Lo hanno chiamato il gioco del “ruba-paziente”, dove vinceva soltanto il proprietario delle carte, che lasciava una parte della posta a chi in quel momento le stava dando. Gli operatori del call center della Multimedica, una delle strutture sanitarie private che operano in regime di convenzione con la Regione Lombardia, percepivano un compenso per ogni paziente che dirottavano dall’agenda pubblica, dove si paga solo il ticket o addirittura l’accesso è gratuito, verso il privato.
Gli operatori del call center della Multimedica percepivano un compenso per ogni paziente che dirottavano verso il privato
Il caso era scoppiato nel dicembre scorso dopo la denuncia di una stessa operatrice del call center della Multimedica durante la trasmissione radiofonica “37 e mezzo”, condotta su Radio Popolare da Vittorio Agnoletto, medico e attivista.

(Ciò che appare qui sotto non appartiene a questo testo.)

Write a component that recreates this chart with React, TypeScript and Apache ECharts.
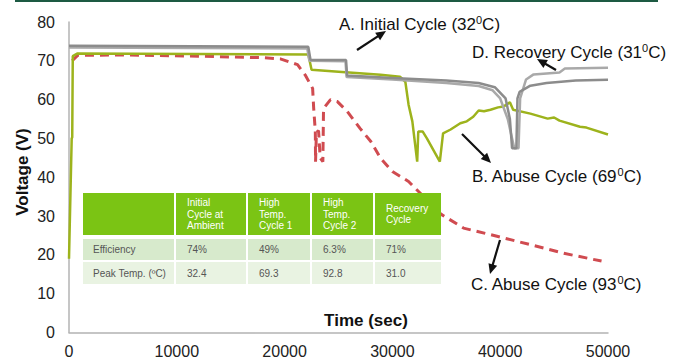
import React, { useEffect, useRef } from "react";
import * as echarts from "echarts";

const FONT = "'Liberation Sans', Arial, Helvetica, sans-serif";

// Axis ranges / ticks
const xMin = 0;
const xMax = 50000;
const xInterval = 10000;
const yMin = 0;
const yMax = 80;
const yInterval = 10;

// Series: [time (sec), voltage (V)]
const initialCycleA: [number, number][] = [
  [0, 73.9], [22200, 73.6], [22400, 70.3], [25700, 70.2], [25800, 66.2],
  [30000, 65.6], [35000, 64.9], [38000, 64.3], [39500, 63.2], [40500, 60.3],
  [40900, 55], [41100, 47.5], [41500, 47.5], [41600, 60.3], [41800, 62],
  [42800, 63.6], [44300, 64.3], [47000, 64.9], [50000, 65.1],
];

const recoveryCycleD: [number, number][] = [
  [0, 73.4], [22100, 73.2], [22300, 70], [25650, 69.9], [25750, 65.8],
  [30000, 65.2], [35000, 64.3], [38000, 63.5], [39300, 62.4], [40000, 60.3],
  [40700, 55], [41300, 47.5], [41700, 47.5], [41850, 60.3], [42400, 65.2],
  [43100, 66.5], [45500, 67.0], [46000, 68], [50000, 68.2],
];

const abuseCycleB: [number, number][] = [
  [0, 19], [250, 50], [300, 50.3], [350, 71.2], [800, 71.9], [22200, 71.6],
  [22500, 67.7], [25000, 67.2], [28900, 66.4], [30700, 65.9], [31200, 64.6],
  [31500, 58.7], [31850, 54.4], [32300, 44], [32400, 51.8], [32800, 51.8],
  [33200, 50], [34400, 44], [34700, 51.3], [35400, 52.3], [36300, 53.9],
  [36900, 54.4], [37500, 55.6], [38000, 57.2], [38500, 57.0], [39100, 57.4],
  [39800, 58.0], [40300, 58.2], [40900, 59.3], [41200, 57.4], [42800, 56.4],
  [44400, 55.1], [45000, 55.4], [45500, 54.6], [47400, 53], [48000, 52.8],
  [50000, 51],
];

const abuseCycleC: [number, number][] = [
  [300, 70], [800, 71.4], [5000, 71.5], [12000, 71.2], [18000, 70.8],
  [19600, 70.5], [21200, 69], [21900, 66.4], [22600, 62.9], [22700, 57.7],
  [22850, 51.8], [22870, 44], [22950, 51.5], [23150, 52], [23300, 45],
  [23550, 44], [23611, 57.7], [24259, 60], [24900, 59.5], [25800, 57],
  [27000, 52.6], [28000, 49.2], [28900, 44.9], [30000, 41.5], [31500, 38.9],
  [32400, 36.4], [34500, 30.5], [36600, 26.9], [39700, 24.8], [42700, 22.7],
  [45900, 20.4], [49400, 18.4],
];

// Table content
const tableColumns = ["Initial\nCycle at\nAmbient", "High\nTemp.\nCycle 1", "High\nTemp.\nCycle 2", "Recovery\nCycle"];
const tableRowLabels = ["Efficiency", "Peak Temp. (ºC)"];
const efficiencyValues = ["74%", "49%", "6.3%", "71%"];
const peakTempValues = ["32.4", "69.3", "92.8", "31.0"];

// Annotation labels (main text, superscript, tail)
const annotationLabels = [
  { pre: "A. Initial Cycle (32", sup: "0", post: "C)" },
  { pre: "D. Recovery Cycle (31", sup: "0", post: "C)" },
  { pre: "B. Abuse Cycle (69", sup: "0", post: "C)" },
  { pre: "C. Abuse Cycle (93", sup: "0", post: "C)" },
];
const annotationPos = [
  { x: 339, y: 24 },
  { x: 472, y: 52 },
  { x: 472, y: 176 },
  { x: 471, y: 284 },
];
const arrowPos = [
  [357, 50, 386, 31],
  [556, 70, 537, 59],
  [462, 134, 491, 163],
  [500, 240, 490, 274],
];

function arrow(x1: number, y1: number, x2: number, y2: number) {
  const dx = x2 - x1, dy = y2 - y1;
  const L = Math.hypot(dx, dy);
  const ux = dx / L, uy = dy / L;
  const hl = 10, hw = 4.5;
  const bx = x2 - ux * hl, by = y2 - uy * hl;
  return [
    { type: "line", shape: { x1, y1, x2: bx + ux * 2, y2: by + uy * 2 }, style: { stroke: "#111", lineWidth: 2.2 }, z: 50 },
    {
      type: "polygon",
      shape: { points: [[x2, y2], [bx - uy * hw, by + ux * hw], [bx + uy * hw, by - ux * hw]] },
      style: { fill: "#111" },
      z: 50,
    },
  ];
}

function buildTable() {
  const cols = [[83, 174], [176, 246], [248, 310], [312, 373], [375, 441]];
  const rows = [[193, 235], [239, 260], [262, 284]];
  const fills = ["#7bc414", "#d7eacc", "#e9f3e2"];
  const els: any[] = [];
  rows.forEach((r, ri) => {
    cols.forEach((c) => {
      els.push({
        type: "rect",
        shape: { x: c[0], y: r[0], width: c[1] - c[0], height: r[1] - r[0] },
        style: { fill: fills[ri] },
        z: 40,
      });
    });
  });
  tableColumns.forEach((t, i) => {
    els.push({
      type: "text",
      x: cols[i + 1][0] + 11,
      y: 214,
      style: { text: t, fill: "#ffffff", font: `10px ${FONT}`, lineHeight: 11.5, verticalAlign: "middle", align: "left" },
      z: 41,
    });
  });
  const bodyRows = [efficiencyValues, peakTempValues];
  bodyRows.forEach((vals, ri) => {
    const cy = (rows[ri + 1][0] + rows[ri + 1][1]) / 2;
    els.push({
      type: "text",
      x: cols[0][0] + 10,
      y: cy,
      style: { text: tableRowLabels[ri], fill: "#555", font: `10px ${FONT}`, verticalAlign: "middle", align: "left" },
      z: 41,
    });
    vals.forEach((v, i) => {
      els.push({
        type: "text",
        x: cols[i + 1][0] + 11,
        y: cy,
        style: { text: v, fill: "#555", font: `10px ${FONT}`, verticalAlign: "middle", align: "left" },
        z: 41,
      });
    });
  });
  return els;
}

function buildAnnotations() {
  const els: any[] = [];
  annotationLabels.forEach((a, i) => {
    els.push({
      type: "text",
      x: annotationPos[i].x,
      y: annotationPos[i].y,
      style: {
        text: `{m|${a.pre}}{s|${a.sup}}{m|${a.post}}`,
        rich: {
          m: { fontSize: 17, fontFamily: FONT, fill: "#111", lineHeight: 20 },
          s: { fontSize: 11, fontFamily: FONT, fill: "#111", lineHeight: 13, verticalAlign: "top" },
        },
        verticalAlign: "middle",
        align: "left",
      },
      z: 50,
    });
    const p = arrowPos[i];
    els.push(...arrow(p[0], p[1], p[2], p[3]));
  });
  return els;
}

export default function App() {
  const ref = useRef<HTMLDivElement>(null);
  useEffect(() => {
    if (!ref.current) return;
    const chart = echarts.init(ref.current, undefined, { renderer: "svg" });
    const axisColor = "#b3b3b3";
    chart.setOption({
      animation: false,
      backgroundColor: "#ffffff",
      grid: { left: 69, right: 77, top: 22, bottom: 30.5 },
      xAxis: {
        type: "value",
        min: xMin,
        max: xMax,
        interval: xInterval,
        axisLine: { show: true, lineStyle: { color: axisColor, width: 1.5 } },
        axisTick: { show: false },
        splitLine: { show: false },
        axisLabel: { fontSize: 16, color: "#222", margin: 11, fontFamily: FONT, formatter: (v: number) => String(v) },
      },
      yAxis: {
        type: "value",
        min: yMin,
        max: yMax,
        interval: yInterval,
        axisLine: { show: true, lineStyle: { color: axisColor, width: 1.5 } },
        axisTick: { show: false },
        splitLine: { show: false },
        axisLabel: { fontSize: 16, color: "#222", margin: 14, fontFamily: FONT, formatter: (v: number) => String(v) },
      },
      series: [
        {
          name: "C. Abuse Cycle (93C)",
          type: "line",
          data: abuseCycleC,
          showSymbol: false,
          symbol: "none",
          lineStyle: { color: "#d04b50", width: 3, type: [9, 6] },
          z: 2,
        },
        {
          name: "B. Abuse Cycle (69C)",
          type: "line",
          data: abuseCycleB,
          showSymbol: false,
          symbol: "none",
          lineStyle: { color: "#9db31c", width: 2.5 },
          z: 3,
        },
        {
          name: "D. Recovery Cycle (31C)",
          type: "line",
          data: recoveryCycleD,
          showSymbol: false,
          symbol: "none",
          lineStyle: { color: "#a9a9a9", width: 2.5 },
          z: 4,
        },
        {
          name: "A. Initial Cycle (32C)",
          type: "line",
          data: initialCycleA,
          showSymbol: false,
          symbol: "none",
          lineStyle: { color: "#8c8c8c", width: 2.5 },
          z: 5,
        },
      ],
      graphic: [
        { type: "rect", shape: { x: 15, y: 0, width: 643, height: 2 }, style: { fill: "#1d5a43" }, z: 50 },
        {
          type: "text",
          x: 366,
          y: 320,
          style: { text: "Time (sec)", font: `bold 17px ${FONT}`, fill: "#111", align: "center", verticalAlign: "middle" },
          z: 50,
        },
        {
          type: "text",
          x: 22,
          y: 172,
          rotation: Math.PI / 2,
          style: { text: "Voltage (V)", font: `bold 17px ${FONT}`, fill: "#111", align: "center", verticalAlign: "middle" },
          z: 50,
        },
        ...buildTable(),
        ...buildAnnotations(),
      ],
    });
    return () => chart.dispose();
  }, []);
  return (
    <div
      ref={ref}
      style={{ position: "absolute", left: 0, top: 0, width: 685, height: 363, background: "#fff" }}
    />
  );
}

Medicina Democratica il 17 febbraio scorso aveva presentato al Tar Lombardia un ricorso contro una pratica vergognosa che lede il diritto alla trasparenza e alla salute.
Gli avvocati di Medicina Democratica, Francesco Trebeschi e Federico Randazzo del Foro di Brescia, avevano fatto richiesta di accesso agli atti che era stato però respinto dalla Multimedica: secondo i legali di questa, le informazioni non potevano essere rese pubbliche in quanto contenute in uno specifico modello organizzativo che riguarda “l’organizzazione interna di un soggetto di natura privata”, contenente “anche valutazioni economiche e commerciali che ne giustificano la non divulgazione”.
Con una sentenza del 27 aprile, però, il Tribunale amministrativo regionale lombardo ha dato ragione a Medicina Democratica, ritenendo fondati i motivi del ricorso contro Multimedica, “confermando il diritto al pieno accesso agli atti nei confronti di un soggetto accreditato che svolge un pubblico servizio”, spiega Marco Caldiroli, presidente nazionale di MD. “Si tratta di una vittoria per la trasparenza, in particolare nel settore della sanità, negato dalle strutture private ma anche dalla Regione Lombardia, che non si è mai premurata di definire obblighi rigorosi sul tema”, aggiunge Caldiroli.
Per Agnoletto, invece, la pratica del “ruba-paziente” “non solo conferma l’approccio lombardo ai pazienti trattati come dei clienti da contendersi e non come persone con diritti, ma spiega anche perché non sia stato ancora attivato un vero centro unico di prenotazione che abbia a disposizione tutte le agende sia delle strutture pubbliche, sia di quelle private convenzionate”.
La premialità riconosciuta agli operatori del call center Multimedica, secondo Medicina Democratica, era parte integrante di un accordo sindacale, che funzionava seguendo uno schema che l’associazione ha così ricostruito: il premio andava gli operatori che convincevano “le persone che chiedevano un appuntamento con il pubblico (ticket) a spostarsi sul privato (“solvente”) con una tariffa “smart” (ridotta) di ingresso, prospettando tempi di attesa biblici con il pubblico”.
“Facilitare l’entrata con una “tariffa smart” (inesistente nelle forme di accreditamento)”, spiega Medicina Democratica, “è un sistema commerciale palese per “fidelizzare” il cliente, se la “merce” in questione è costituita da prestazioni sanitarie e quindi è in gioco la propria salute è facile pensare che dopo un “accesso agevolato” alle prestazioni private la persona sarà indotta, se non costretta nella pratica, a proseguire un percorso di cura o prestazionale nella medesima struttura, a quel punto con tariffe di mercato estremamente più elevate”.
“In Lombardia, appare assurdo che il privato si prenda tutti i vantaggi (a partire da quelli economici) grazie all’accreditamento e alle convenzioni e non debba essere trasparente come ogni ente pubblico o incaricato di pubblico servizio”, chiosa Caldiroli.